If your editor or converter struggles with FLAC, use WAV inside the edit and FLAC for archiving. That gives you the convenience of easy processing and the safety of a lossless backup without making the project heavier than necessary.
The conversion mistakes that waste quality
The most common mistake is assuming that converting from MP3 to FLAC somehow restores the original sound. It does not. A FLAC file made from an MP3 source is still limited by whatever was already lost during the MP3 encoding stage. The extension changes; the missing detail does not come back.
- Do not upscale a lossy file - MP3 to FLAC is only a container change, not a quality recovery.
- Do not re-encode MP3 repeatedly - Each new lossy export can add more artefacts.
- Do not rename the extension and call it a conversion - A file named `.flac` is not automatically FLAC.
- Do not use MP3 as your master - If you need to edit again later, start with FLAC or WAV.

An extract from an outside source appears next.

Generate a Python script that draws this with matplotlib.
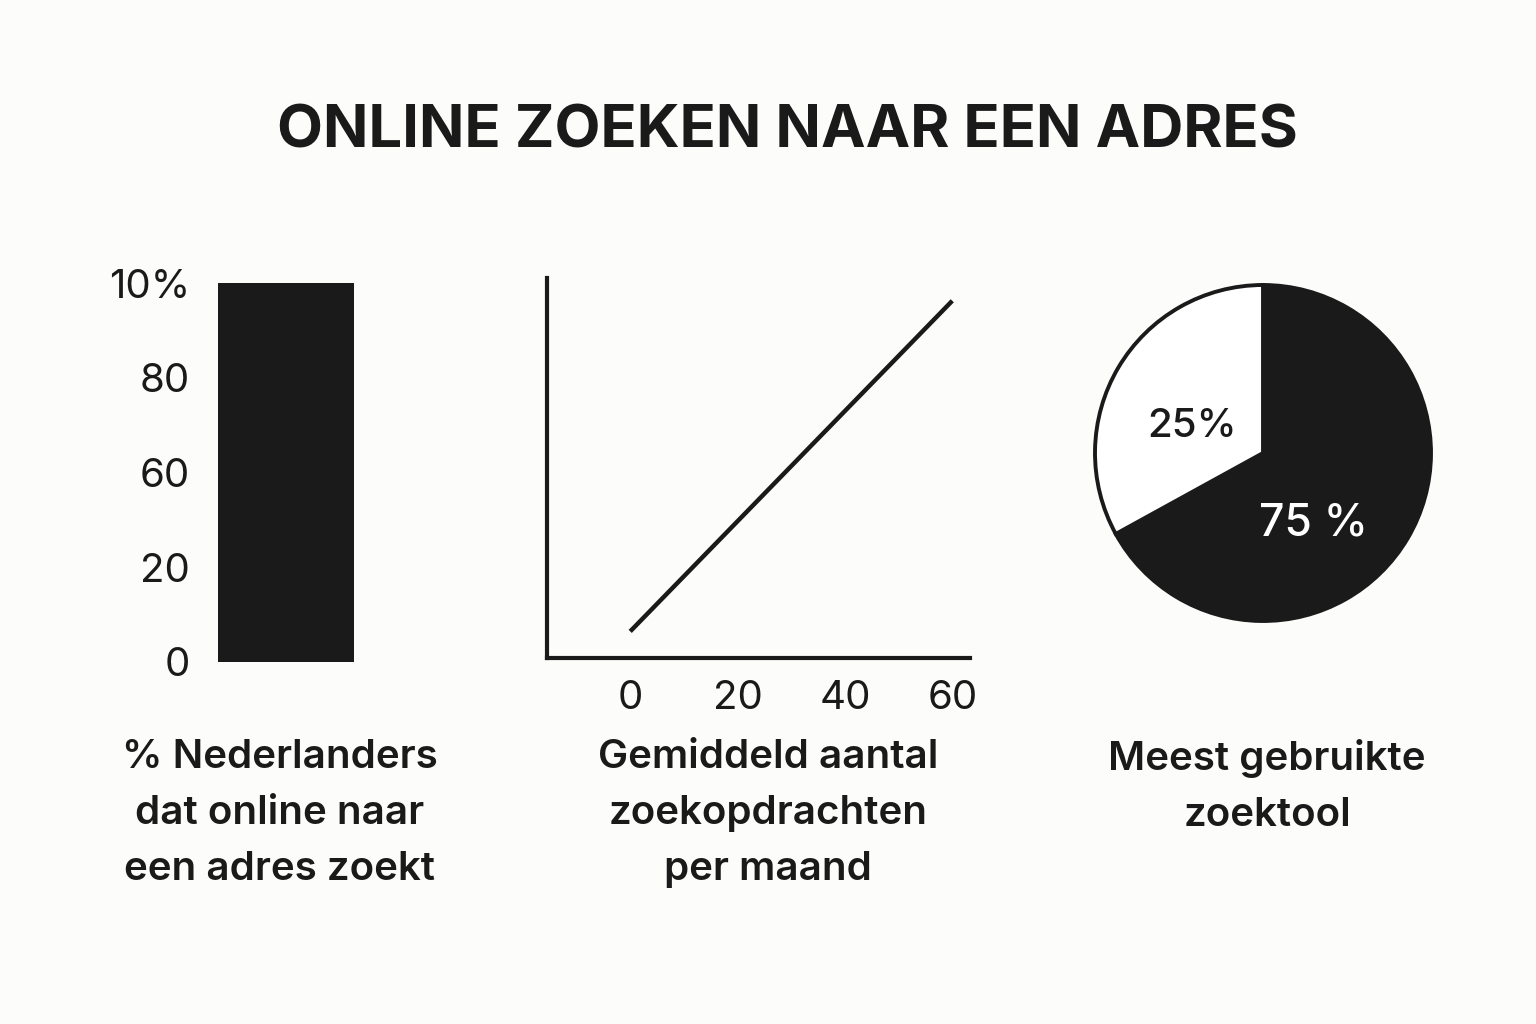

- Do not chase file size blindly - A tiny file is not a win if it hurts reuse or introduces audible problems.
The cleanest habit is to keep one lossless original and generate delivery copies from that source only when needed. It is a small discipline that saves time, avoids quality drift, and makes later revisions far less painful.
The rule I use when the decision has to be quick
If the audio is a master, archive, or edit source, I use FLAC. If the audio is a delivery copy, preview file, or compatibility-first asset, MP3 is fine. That rule is simple enough to apply quickly, but it still reflects the real trade-off between exact preservation and practical distribution.
When I want the safest workflow, I keep both: FLAC for the source and MP3 for sharing. That way I am never forced to rebuild a project from a degraded file, and I can choose the right output later without locking myself into a compromise too early.